Yates announces his intention to go out with a magnificent bang in the very first shots, unveiling the series’ first full use of 3D. As spooky Dementors float over a darkened Hogwarts, and the cameras zoom in on Professor Snape (Alan Rickman) brooding on the parapet, the technology is impeccable, the effect immediately foreboding.

We cut to the beach where the loyal elf Dobby lost his life at the end of Part 1. “I need to talk to the goblin,” declares Potter, the maturity and force of his demand an indication of how much he has grown up since he was first whisked away to Hogwarts, a wide-eyed, innocent boy. In fact, the trio of friends stopped being kids, in any normal sense, a long time ago; and just as Harry, Ron and Hermione are now such accomplished wizards that we take each new, powerful spell as a given, not the novelty it used to be, so Grint, Watson and (especially) Radcliffe have grown enormously as players. In particular, their gravitas is the anchor of Deathly Hallows.

The aforementioned goblin is the key to the kids’ search for the Horcruxes – pieces of Voldemort’s soul, which he has hidden to secure his immortality. The film is effectively a race: Harry and friends must find and destroy the Horcruxes before Voldemort lays waste to Hogwarts.

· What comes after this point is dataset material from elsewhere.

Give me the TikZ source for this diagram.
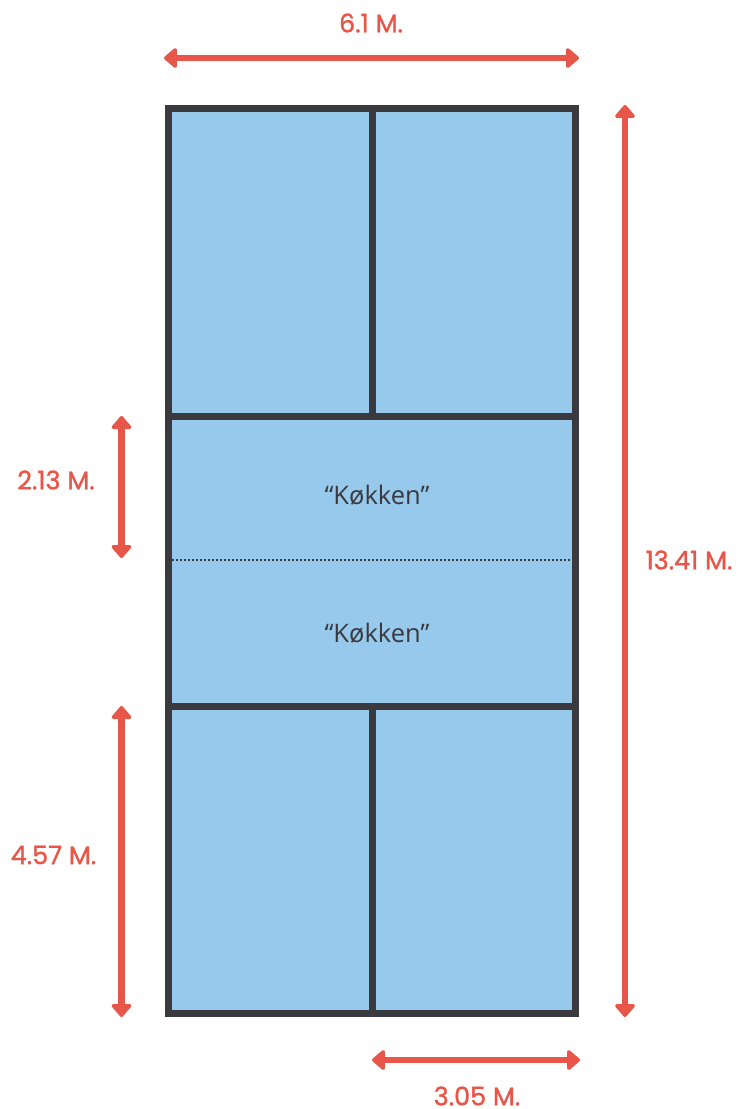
\documentclass[tikz,border=0pt]{standalone}
\usepackage{fontspec}
\newfontface\dimfont{Poppins}[FakeBold=1.2]
\newfontfamily\zonefont{Open Sans}
\usetikzlibrary{arrows.meta}
\definecolor{dimred}{RGB}{231,86,72}
\definecolor{courtblue}{RGB}{150,201,236}
\definecolor{courtline}{RGB}{58,57,62}
\tikzset{
  dimline/.style={draw=dimred,line width=6.5pt,{Triangle[width=23pt,length=14pt,round]}-{Triangle[width=23pt,length=14pt,round]}},
  dimlabel/.style={text=dimred,font=\dimfont\fontsize{25.5}{28}\selectfont,inner sep=0pt},
  zonelabel/.style={text=courtline,font=\zonefont\fontsize{25.5}{28}\selectfont,inner sep=0pt},
  courtedge/.style={draw=courtline,line width=7pt}
}
\begin{document}
\begin{tikzpicture}[x=1pt,y=-1pt]
  \useasboundingbox (0,0) rectangle (737,1109);
  \coordinate (nw) at (168,108);
  \coordinate (se) at (575.5,1013);
  \coordinate (kl1) at (168,416);
  \coordinate (kr1) at (575.5,416);
  \coordinate (kl2) at (168,706);
  \coordinate (kr2) at (575.5,706);
  \coordinate (ct) at (372,108);
  \coordinate (cb) at (372,1013);
  \coordinate (c1) at (372,416);
  \coordinate (c2) at (372,706);
  \coordinate (nl) at (171.5,560);
  \coordinate (nr) at (572,560);
  \fill[courtblue] (nw) rectangle (se);
  \draw[courtline,line width=1.3pt,dash pattern=on 2.2pt off 1.8pt] (nl) -- (nr);
  \begin{scope}[courtedge]
    \draw (ct) -- (c1);
    \draw (c2) -- (cb);
    \draw (kl1) -- (kr1);
    \draw (kl2) -- (kr2);
    \draw[line join=miter] (nw) rectangle (se);
  \end{scope}
  \node[zonelabel] (k1) at (377,495) {“Køkken”};
  \node[zonelabel] (k2) at (377,633) {“Køkken”};
  \coordinate (wa) at (164,58);
  \coordinate (wb) at (579,58);
  \coordinate (la) at (625,105);
  \coordinate (lb) at (625,1017);
  \coordinate (ka) at (121.5,416);
  \coordinate (kb) at (121.5,558);
  \coordinate (ba) at (121.5,706);
  \coordinate (bb) at (121.5,1017);
  \coordinate (ha) at (372,1060);
  \coordinate (hb) at (580,1060);
  \begin{scope}[dimline]
    \draw (wa) -- (wb);
    \draw (la) -- (lb);
    \draw (ka) -- (kb);
    \draw (ba) -- (bb);
    \draw (ha) -- (hb);
  \end{scope}
  \node[dimlabel] (width) at (371,23) {6.1 M.};
  \node[dimlabel] (length) at (689,560) {13.41 M.};
  \node[dimlabel] (kitchen) at (56,480) {2.13 M.};
  \node[dimlabel] (back) at (53.5,855) {4.57 M.};
  \node[dimlabel] (half) at (477,1096) {3.05 M.};
\end{tikzpicture}
\end{document}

What follows includes a marvellous sequence with a dragon (the 3D again flexing its muscles, as the beast rumbles over rooftops, the kids clinging to its back) and an extraordinary battle scene – not of the calibre of those in Lord Of The Rings, but ambitious, well-staged and surprisingly vicious, involving wizards, ogres, giant spiders and Voldemort’s destructive ire. Those merry games of Quidditch seem a long, long time ago.

Certain characters have their moment in the sun, not least Maggie Smith’s divine Professor McGonagall and Julie Walters’s Mrs Weasley; others, such as Michael Gambon’s Dumbledore and Gary Oldman’s Sirius Black have potent cameos from beyond. And Rickman’s Snape has a resolution as shocking as the series’ most ambiguous and fascinating character deserves.

But what we’ve really been waiting for, all these years, is the final confrontation between Harry and Voldemort, the orphaned innocent and the blackest of villains. In large part, the expectation has been for the moment when Ralph Fiennes – his physical presence no more than a wisp in the earlier films, growing more tangible as the series has progressed – could fully strut his stuff. He doesn’t disappoint, finding incredible nuance – hatred, anger, frustration, fear and magnificent malice – within that chilling, snake-like face. Radcliffe, doughty as ever as he stares death in the face, is a worthy match. Together they provide this fine series with a truly fitting climax.